A Queensland judge has warned Olympic boxer Damien Hooper he will serve time in jail for spitting in a policeman’s face if he reoffends during parole.

Olympic boxer Damien Hooper says he’s “been through hell” but now wants disadvantaged youth to avoid his mistakes.

The 22-year-old, who represented Australia at the 2012 London Olympics, has been spared jail for seriously assaulting police.

Hooper had pleaded guilty to spitting in an officer’s face while being taken from a nightclub in the southern Queensland town of Dalby in January 2013.

Despite previous run-ins with the law, a Queensland District Court judge is convinced he should be given the chance to continue rehabilitation.

He has been given an 18-month jail term with parole set from Friday’s sentencing.

Judge Kerry O’Brien told Hooper the sentence is one that will “hang over your head”.

He must report to a parole officer and if he reoffends will be taken to prison.

Outside court, Hooper expressed remorse and said he’d learned from his mistake.

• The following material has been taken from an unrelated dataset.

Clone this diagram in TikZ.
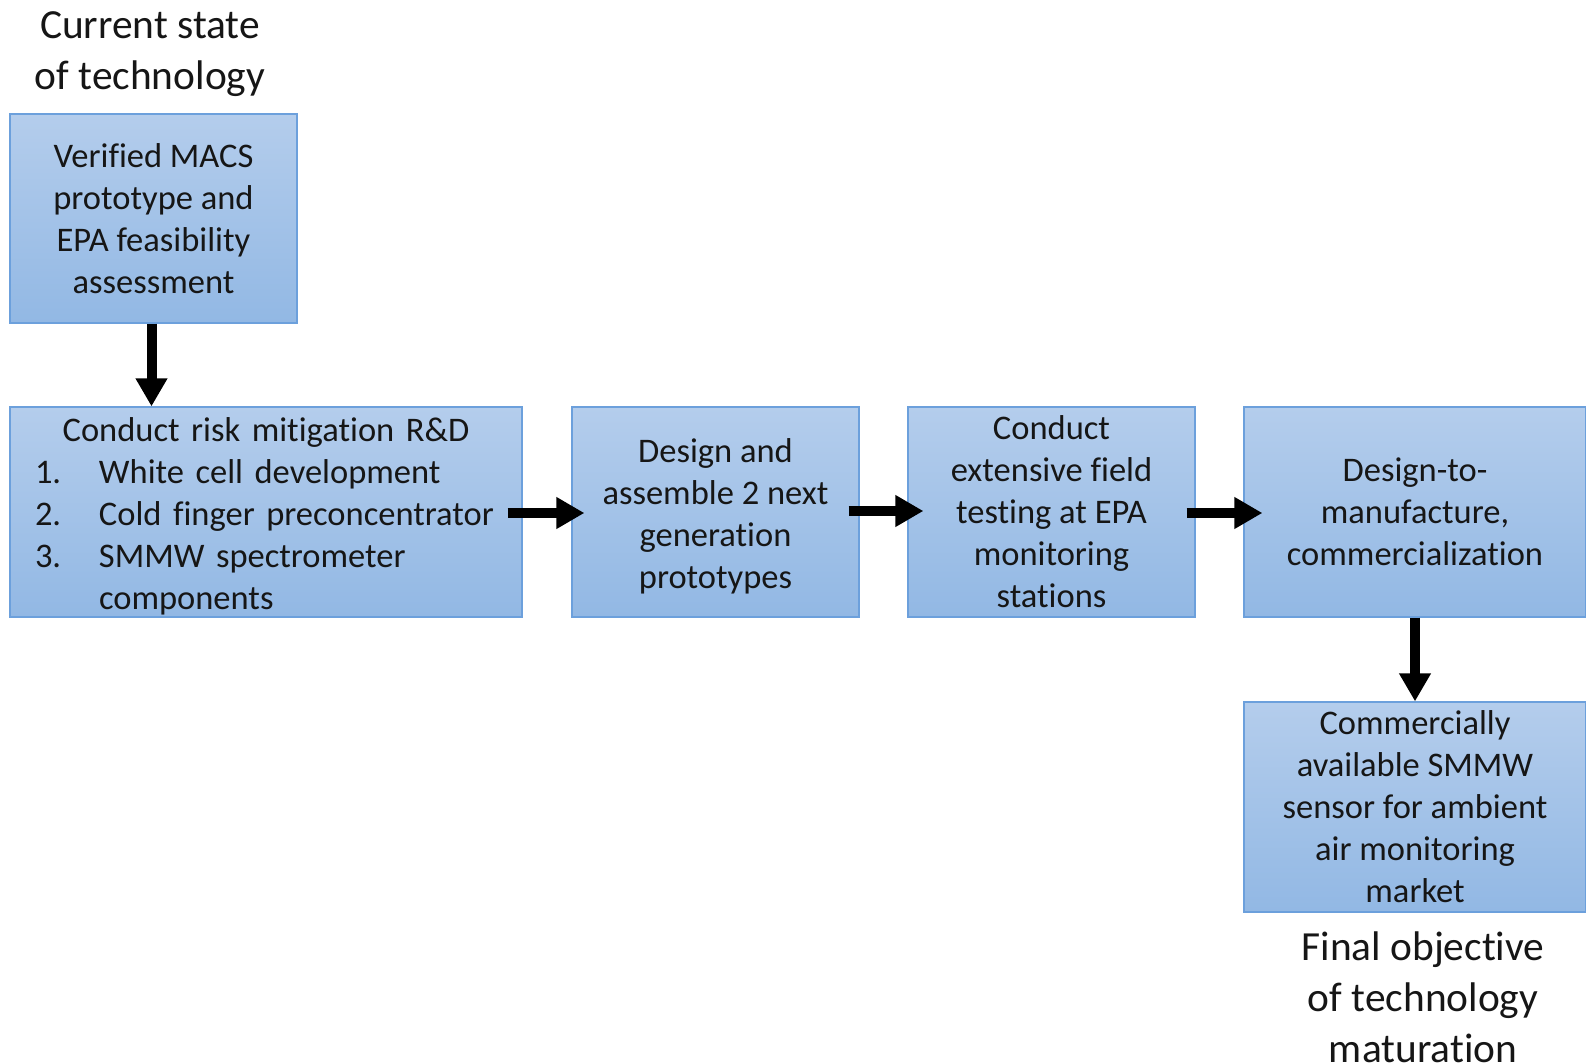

“At the time, I lost my brother and I was in a bad way. I was abusing alcohol and I wasn’t myself,” he told reporters.

“I made mistakes and now I’m a man.”

Since the crime, Hooper has become an ambassador for the Institute of Urban Indigenous Health.

He pledged to continue speaking with disadvantaged youth who were at risk of going down the same destructive path he was once following.

“They really listen to me because I’m not that role model who’s just on top, and just good at what I do,” he said.

“I’ve been through rock bottom, I’ve been through hell.”

Hooper’s coach, Gareth Williams, said the boxer was surrounding himself with positive influences.

“Now it’s over, all I can do is guarantee everyone he’ll be champion of the world,” he said.

“Even more importantly, a role model to all the kids out there.”

Mr Williams has been a constant figure in Hooper’s life since the athlete was 16 and at one stage took him in to live with his own family.

He admitted Hooper was learning things he should have realised as a child, but praised him for his new direction.

Hooper said he was confident of staying out of trouble.

“I’m here today, standing here a free man and all I want to do is go out in the community and help the kids that were on the same path as me.”